Source code of charts
● ● ● ● ● ● ●
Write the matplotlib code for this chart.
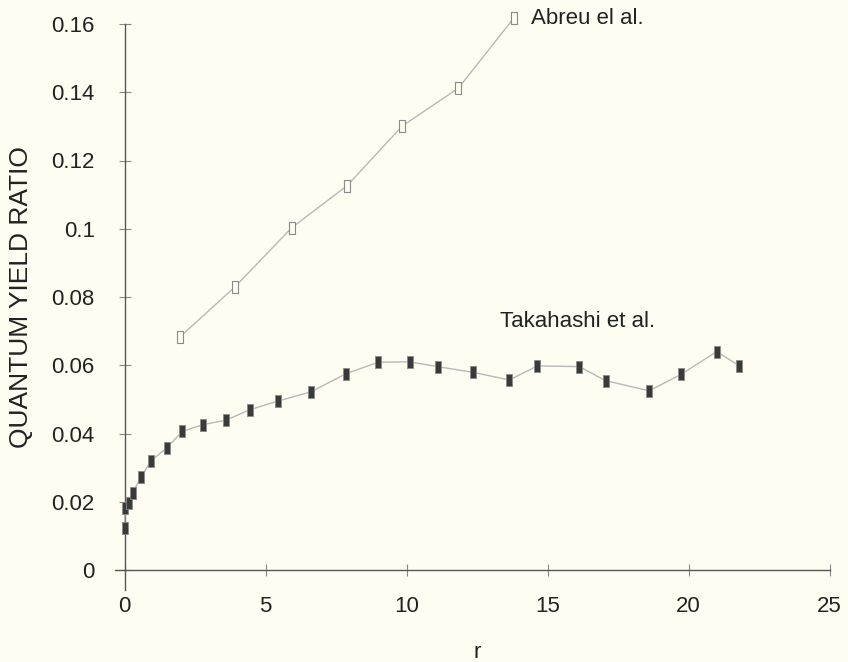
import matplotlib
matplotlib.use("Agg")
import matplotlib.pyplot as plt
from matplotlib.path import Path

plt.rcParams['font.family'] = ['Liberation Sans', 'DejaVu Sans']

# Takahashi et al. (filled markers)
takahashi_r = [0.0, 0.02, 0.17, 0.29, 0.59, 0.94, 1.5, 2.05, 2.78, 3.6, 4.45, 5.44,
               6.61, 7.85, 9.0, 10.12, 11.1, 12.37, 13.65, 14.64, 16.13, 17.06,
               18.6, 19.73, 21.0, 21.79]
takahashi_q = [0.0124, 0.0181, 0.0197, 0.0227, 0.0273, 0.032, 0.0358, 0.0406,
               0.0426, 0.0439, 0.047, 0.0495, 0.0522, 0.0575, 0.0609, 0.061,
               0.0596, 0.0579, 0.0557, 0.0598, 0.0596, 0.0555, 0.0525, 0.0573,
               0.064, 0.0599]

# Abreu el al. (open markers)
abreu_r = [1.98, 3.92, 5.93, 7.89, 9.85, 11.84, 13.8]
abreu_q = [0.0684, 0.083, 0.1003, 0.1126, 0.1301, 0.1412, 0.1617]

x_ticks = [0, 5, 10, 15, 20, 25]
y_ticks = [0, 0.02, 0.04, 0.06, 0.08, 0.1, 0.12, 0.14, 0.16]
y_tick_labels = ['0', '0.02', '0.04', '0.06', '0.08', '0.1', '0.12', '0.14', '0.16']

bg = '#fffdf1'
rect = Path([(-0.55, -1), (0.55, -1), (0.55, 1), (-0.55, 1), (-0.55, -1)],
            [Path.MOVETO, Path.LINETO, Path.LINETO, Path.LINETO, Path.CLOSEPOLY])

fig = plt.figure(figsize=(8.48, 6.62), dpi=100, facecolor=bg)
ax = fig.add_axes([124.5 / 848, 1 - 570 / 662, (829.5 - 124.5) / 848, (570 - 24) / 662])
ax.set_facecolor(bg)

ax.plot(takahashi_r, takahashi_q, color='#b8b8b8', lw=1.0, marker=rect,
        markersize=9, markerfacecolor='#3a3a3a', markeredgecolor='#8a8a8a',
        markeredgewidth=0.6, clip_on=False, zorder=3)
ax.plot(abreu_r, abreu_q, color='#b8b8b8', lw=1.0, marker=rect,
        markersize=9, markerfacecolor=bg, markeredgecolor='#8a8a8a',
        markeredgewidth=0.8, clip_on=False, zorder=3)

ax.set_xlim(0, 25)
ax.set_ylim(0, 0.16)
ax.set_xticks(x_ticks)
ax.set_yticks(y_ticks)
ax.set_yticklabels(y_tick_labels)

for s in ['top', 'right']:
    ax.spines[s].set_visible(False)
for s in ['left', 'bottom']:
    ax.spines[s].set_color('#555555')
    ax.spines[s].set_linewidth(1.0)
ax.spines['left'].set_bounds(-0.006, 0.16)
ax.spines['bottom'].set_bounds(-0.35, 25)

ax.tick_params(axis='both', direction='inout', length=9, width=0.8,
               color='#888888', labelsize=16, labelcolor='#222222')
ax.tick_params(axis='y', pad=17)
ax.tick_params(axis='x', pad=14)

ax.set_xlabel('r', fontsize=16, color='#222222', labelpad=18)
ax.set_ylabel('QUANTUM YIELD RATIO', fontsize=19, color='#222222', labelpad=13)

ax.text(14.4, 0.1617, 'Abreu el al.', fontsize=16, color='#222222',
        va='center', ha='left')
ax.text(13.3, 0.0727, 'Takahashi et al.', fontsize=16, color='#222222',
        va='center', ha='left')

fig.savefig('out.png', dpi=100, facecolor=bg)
● ● ● ● ● ● ●
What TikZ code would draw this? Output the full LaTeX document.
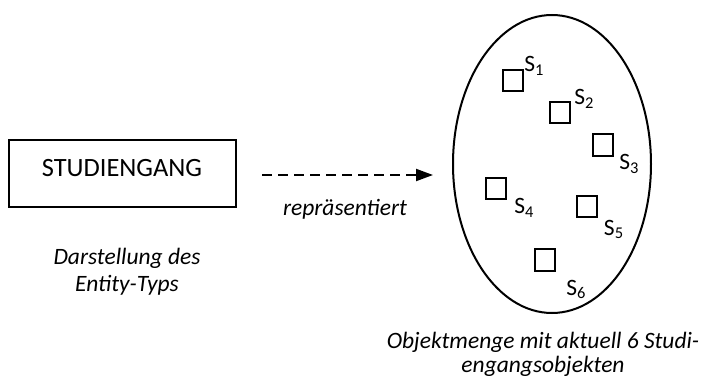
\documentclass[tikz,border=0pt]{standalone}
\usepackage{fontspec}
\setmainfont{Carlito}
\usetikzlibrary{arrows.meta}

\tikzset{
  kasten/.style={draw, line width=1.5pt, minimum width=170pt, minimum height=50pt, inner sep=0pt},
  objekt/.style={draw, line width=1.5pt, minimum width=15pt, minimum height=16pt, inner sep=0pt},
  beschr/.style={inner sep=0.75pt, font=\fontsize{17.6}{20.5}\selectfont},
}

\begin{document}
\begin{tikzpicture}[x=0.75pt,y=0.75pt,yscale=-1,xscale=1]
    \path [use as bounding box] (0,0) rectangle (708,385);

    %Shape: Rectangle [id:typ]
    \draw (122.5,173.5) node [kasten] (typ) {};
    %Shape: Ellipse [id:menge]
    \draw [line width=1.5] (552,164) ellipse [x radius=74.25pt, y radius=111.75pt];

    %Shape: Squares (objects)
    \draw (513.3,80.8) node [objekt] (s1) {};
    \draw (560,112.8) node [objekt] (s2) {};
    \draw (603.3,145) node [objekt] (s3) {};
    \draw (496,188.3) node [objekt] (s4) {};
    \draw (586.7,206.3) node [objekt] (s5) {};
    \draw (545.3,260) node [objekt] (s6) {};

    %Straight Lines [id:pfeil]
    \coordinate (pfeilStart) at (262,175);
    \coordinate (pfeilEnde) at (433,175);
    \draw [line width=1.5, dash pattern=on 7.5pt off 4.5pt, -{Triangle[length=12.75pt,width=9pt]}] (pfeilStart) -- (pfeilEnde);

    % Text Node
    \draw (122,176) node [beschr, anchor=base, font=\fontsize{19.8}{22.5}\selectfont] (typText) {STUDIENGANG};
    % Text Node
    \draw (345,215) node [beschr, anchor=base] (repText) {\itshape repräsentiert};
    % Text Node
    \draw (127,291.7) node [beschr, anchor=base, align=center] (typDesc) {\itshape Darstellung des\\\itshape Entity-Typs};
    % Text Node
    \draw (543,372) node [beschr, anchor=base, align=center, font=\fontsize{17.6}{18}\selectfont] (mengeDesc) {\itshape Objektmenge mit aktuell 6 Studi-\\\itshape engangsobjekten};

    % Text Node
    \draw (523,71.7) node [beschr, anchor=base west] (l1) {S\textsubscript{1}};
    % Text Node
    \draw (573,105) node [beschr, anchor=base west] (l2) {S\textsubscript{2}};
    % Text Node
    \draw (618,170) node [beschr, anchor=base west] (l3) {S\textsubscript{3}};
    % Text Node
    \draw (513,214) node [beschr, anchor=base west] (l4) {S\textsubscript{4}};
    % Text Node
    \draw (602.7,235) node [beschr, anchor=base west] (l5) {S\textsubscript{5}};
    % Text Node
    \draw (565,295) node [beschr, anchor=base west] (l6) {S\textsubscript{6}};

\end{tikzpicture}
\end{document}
● ● ● ● ● ● ●
> [Set task]:
Identify every line above with the string "matplotlib" in it. Copy those lines.

> [Exercise response]:
Write the matplotlib code for this chart.
import matplotlib
matplotlib.use("Agg")
import matplotlib.pyplot as plt
from matplotlib.path import Path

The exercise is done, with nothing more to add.